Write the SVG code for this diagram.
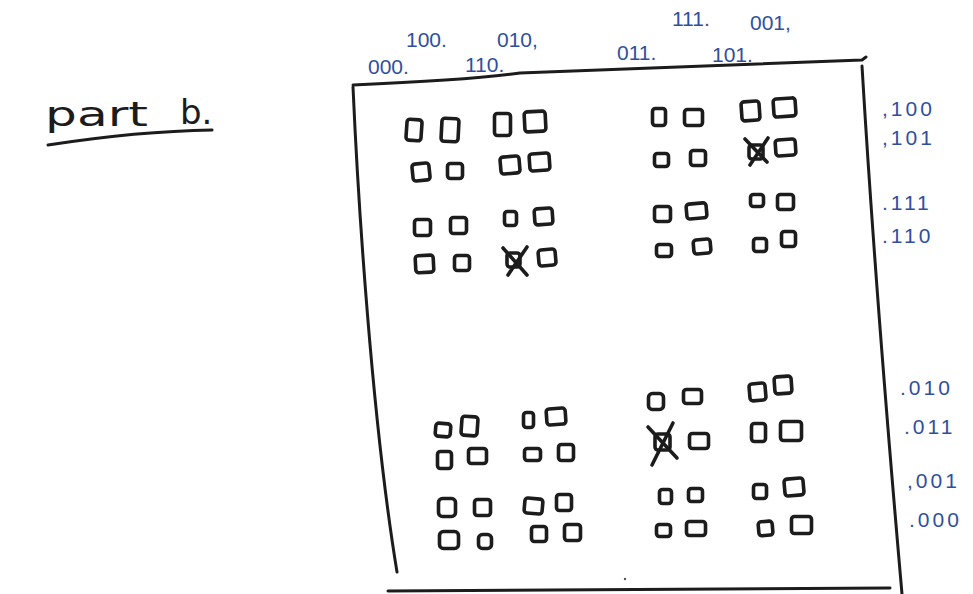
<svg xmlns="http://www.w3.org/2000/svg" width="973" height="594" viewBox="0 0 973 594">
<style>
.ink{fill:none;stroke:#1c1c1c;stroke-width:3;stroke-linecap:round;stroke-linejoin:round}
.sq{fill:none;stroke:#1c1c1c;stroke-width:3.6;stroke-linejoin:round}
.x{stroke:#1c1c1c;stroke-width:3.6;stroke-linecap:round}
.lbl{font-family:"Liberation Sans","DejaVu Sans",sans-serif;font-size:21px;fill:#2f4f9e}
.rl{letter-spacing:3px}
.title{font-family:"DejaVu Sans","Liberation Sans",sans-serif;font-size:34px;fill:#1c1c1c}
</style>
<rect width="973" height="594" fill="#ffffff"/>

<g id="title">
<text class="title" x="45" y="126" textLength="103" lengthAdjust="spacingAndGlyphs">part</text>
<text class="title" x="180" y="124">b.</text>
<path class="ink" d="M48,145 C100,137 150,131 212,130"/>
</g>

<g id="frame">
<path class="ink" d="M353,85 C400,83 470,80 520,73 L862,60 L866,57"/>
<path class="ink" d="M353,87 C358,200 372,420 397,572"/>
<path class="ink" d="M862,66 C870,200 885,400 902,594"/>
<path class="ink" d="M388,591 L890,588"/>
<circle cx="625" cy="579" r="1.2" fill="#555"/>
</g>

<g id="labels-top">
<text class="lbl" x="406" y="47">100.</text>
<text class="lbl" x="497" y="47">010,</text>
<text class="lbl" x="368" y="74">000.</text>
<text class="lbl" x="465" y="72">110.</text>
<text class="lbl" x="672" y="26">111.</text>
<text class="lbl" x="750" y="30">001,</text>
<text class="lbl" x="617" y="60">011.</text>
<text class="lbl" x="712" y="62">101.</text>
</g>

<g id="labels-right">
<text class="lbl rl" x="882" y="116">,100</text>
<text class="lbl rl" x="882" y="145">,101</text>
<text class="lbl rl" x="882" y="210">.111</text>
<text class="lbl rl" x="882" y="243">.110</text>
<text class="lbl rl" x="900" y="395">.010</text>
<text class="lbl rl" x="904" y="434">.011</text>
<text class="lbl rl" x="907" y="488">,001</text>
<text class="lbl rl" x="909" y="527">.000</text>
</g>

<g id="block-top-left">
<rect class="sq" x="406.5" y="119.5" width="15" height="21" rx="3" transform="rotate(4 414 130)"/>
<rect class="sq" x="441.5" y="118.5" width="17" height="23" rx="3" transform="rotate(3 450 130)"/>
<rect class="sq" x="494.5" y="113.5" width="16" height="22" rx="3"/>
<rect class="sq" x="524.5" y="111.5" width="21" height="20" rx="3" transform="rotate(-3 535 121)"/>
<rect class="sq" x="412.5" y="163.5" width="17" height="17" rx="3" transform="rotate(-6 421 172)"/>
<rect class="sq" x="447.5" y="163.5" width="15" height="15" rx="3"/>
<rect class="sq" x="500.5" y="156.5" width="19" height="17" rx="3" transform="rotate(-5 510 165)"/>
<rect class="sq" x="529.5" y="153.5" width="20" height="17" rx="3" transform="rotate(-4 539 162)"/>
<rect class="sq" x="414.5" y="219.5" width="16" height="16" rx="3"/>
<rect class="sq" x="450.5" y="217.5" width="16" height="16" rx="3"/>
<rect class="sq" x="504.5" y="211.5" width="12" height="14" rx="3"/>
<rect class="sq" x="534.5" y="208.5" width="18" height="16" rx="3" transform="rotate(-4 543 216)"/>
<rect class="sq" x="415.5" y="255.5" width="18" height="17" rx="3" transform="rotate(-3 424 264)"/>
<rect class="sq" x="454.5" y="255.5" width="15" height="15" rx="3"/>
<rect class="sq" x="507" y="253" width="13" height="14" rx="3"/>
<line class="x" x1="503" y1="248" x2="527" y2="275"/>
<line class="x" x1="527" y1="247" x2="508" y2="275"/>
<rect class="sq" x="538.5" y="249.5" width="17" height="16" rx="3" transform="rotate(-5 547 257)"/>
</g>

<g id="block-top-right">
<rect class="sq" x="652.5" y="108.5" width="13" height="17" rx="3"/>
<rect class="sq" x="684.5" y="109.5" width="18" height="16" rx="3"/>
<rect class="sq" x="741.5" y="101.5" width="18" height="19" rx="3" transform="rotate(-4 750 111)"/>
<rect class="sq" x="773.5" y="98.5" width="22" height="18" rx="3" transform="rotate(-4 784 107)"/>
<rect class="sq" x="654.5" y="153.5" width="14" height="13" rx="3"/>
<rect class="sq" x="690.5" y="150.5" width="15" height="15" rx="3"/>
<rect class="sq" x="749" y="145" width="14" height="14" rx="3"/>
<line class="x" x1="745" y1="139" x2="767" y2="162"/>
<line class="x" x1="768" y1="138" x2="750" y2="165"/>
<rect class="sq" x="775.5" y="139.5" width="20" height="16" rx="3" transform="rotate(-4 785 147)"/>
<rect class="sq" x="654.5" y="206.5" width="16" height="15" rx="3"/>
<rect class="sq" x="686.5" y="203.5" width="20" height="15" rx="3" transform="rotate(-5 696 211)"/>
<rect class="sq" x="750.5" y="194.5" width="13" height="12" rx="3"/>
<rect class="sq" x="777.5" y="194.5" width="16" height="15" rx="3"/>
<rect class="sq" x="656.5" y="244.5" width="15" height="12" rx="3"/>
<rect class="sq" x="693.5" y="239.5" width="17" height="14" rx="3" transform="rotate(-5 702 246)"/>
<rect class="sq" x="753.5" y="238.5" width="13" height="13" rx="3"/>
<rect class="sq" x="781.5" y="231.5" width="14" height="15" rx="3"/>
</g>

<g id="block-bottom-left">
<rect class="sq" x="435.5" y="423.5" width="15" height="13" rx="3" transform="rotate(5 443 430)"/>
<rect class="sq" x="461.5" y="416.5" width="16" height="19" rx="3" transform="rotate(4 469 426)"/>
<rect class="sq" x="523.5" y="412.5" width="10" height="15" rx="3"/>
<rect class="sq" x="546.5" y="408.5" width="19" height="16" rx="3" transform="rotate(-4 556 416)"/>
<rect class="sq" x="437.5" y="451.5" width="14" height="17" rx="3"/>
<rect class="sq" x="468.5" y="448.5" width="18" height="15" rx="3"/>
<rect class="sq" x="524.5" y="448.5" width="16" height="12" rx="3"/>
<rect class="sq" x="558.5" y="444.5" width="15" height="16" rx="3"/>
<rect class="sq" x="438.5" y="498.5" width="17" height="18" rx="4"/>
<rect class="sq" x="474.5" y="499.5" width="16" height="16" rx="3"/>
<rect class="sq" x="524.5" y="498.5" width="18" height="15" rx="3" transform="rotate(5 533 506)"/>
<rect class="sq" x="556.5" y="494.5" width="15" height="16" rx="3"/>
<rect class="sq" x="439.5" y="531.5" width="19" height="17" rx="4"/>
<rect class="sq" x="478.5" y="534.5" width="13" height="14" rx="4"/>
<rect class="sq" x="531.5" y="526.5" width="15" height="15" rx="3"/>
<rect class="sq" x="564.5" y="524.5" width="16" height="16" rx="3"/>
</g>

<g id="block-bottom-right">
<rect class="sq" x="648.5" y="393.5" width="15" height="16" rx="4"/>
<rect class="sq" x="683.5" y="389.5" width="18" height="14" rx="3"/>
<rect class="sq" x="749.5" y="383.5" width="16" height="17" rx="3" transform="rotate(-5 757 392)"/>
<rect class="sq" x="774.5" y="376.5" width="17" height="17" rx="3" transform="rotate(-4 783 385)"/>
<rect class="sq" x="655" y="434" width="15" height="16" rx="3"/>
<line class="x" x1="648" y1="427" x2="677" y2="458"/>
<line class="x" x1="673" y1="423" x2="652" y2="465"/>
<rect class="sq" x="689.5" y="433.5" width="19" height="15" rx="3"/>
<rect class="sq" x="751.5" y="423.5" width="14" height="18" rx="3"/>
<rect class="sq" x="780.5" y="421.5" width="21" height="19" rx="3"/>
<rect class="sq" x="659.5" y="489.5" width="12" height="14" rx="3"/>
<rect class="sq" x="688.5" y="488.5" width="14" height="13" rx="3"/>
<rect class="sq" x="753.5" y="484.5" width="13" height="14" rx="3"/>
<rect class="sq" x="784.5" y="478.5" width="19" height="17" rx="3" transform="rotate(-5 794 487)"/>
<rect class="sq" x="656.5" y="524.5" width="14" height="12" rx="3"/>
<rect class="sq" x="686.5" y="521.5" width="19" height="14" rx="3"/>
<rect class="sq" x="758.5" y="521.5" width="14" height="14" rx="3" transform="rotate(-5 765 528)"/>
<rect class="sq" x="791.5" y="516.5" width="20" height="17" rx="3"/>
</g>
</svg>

---

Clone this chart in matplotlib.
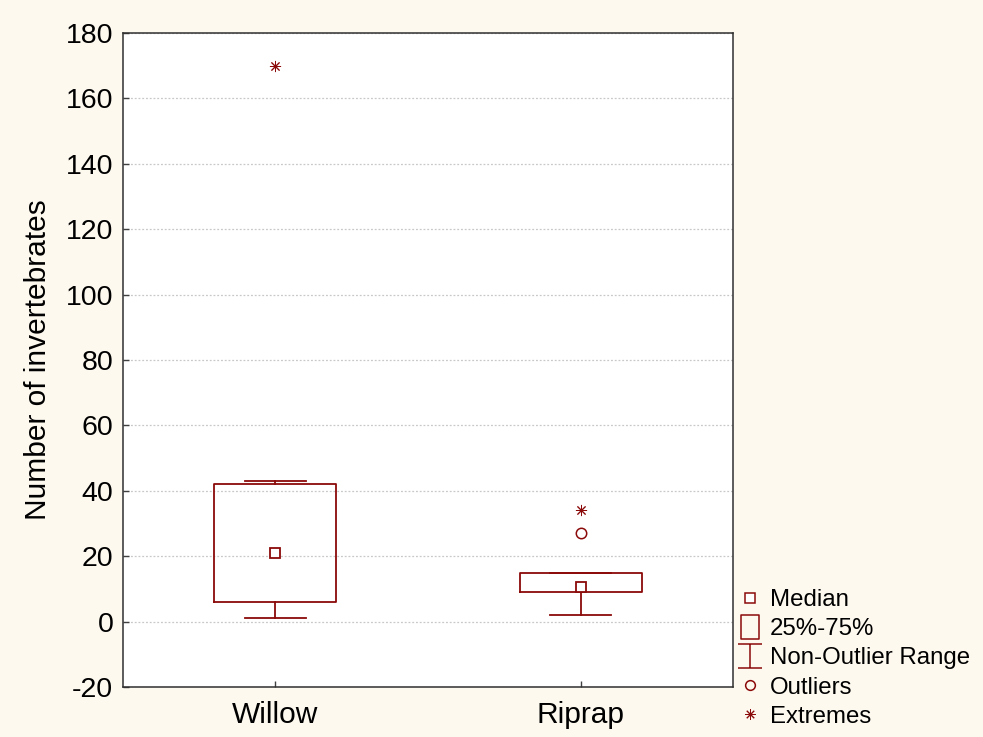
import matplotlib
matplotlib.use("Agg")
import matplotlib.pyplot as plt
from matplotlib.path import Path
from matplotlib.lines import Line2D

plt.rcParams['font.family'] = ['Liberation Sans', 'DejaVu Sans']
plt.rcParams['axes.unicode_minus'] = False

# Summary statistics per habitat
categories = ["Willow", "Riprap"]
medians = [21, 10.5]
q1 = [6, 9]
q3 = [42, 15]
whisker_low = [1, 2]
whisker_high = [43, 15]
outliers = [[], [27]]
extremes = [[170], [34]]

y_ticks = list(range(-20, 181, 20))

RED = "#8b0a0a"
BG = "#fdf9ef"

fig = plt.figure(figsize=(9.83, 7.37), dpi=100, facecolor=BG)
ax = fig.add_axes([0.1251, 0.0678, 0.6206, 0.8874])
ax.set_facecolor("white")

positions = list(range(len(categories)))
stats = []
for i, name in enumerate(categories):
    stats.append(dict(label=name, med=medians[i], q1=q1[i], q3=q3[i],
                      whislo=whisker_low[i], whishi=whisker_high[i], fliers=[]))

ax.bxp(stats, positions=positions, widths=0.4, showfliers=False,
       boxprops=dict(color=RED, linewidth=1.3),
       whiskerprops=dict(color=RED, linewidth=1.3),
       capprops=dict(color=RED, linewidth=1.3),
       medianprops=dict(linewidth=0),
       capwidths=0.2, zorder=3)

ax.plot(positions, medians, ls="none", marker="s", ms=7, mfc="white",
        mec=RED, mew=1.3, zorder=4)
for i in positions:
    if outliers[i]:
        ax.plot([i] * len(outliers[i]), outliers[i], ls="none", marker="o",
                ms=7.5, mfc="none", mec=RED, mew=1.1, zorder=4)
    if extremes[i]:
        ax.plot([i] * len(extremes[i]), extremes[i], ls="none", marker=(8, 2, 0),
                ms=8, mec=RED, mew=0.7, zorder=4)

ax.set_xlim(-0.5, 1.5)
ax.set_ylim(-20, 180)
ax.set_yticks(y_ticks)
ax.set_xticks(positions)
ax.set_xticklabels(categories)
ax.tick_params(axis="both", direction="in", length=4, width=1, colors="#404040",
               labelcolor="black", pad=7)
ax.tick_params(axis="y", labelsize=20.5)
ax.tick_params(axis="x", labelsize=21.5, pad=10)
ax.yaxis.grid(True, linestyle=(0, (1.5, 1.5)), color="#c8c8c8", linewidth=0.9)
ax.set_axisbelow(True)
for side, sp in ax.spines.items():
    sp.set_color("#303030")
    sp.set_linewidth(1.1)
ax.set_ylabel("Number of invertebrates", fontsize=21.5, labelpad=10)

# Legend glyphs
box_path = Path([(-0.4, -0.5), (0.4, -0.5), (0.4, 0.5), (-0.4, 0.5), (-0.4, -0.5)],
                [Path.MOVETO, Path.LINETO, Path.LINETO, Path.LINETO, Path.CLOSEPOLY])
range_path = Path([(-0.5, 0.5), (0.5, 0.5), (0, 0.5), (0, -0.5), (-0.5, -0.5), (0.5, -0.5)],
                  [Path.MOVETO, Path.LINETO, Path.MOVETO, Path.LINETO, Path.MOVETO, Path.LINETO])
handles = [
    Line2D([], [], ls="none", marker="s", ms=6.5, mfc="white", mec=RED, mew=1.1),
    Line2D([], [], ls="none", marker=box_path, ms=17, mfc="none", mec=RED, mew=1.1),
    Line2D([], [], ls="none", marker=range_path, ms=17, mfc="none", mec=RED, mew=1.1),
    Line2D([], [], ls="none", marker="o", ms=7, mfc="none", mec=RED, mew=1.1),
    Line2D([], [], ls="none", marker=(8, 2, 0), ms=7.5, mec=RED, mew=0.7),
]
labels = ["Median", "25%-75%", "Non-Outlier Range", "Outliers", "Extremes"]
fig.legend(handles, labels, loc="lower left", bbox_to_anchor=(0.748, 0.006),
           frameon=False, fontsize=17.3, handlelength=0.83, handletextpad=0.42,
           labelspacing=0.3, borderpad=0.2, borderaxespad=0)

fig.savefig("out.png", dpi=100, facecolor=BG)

...

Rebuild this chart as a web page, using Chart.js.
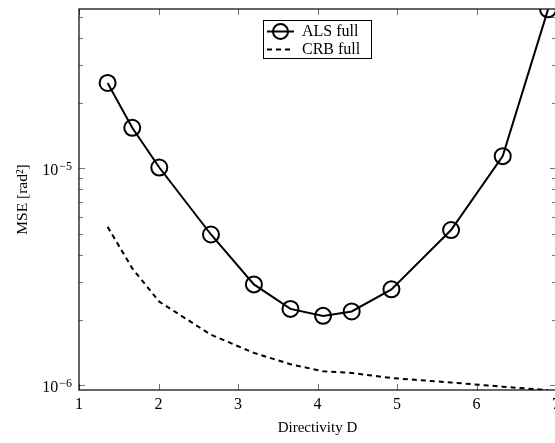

**Your goal:**
Collect the lines of the data that carry the word "this".

**Written reply:**
Write the SVG code for this diagram.
Clone this chart in matplotlib.
Rebuild this chart as a web page, using Chart.js.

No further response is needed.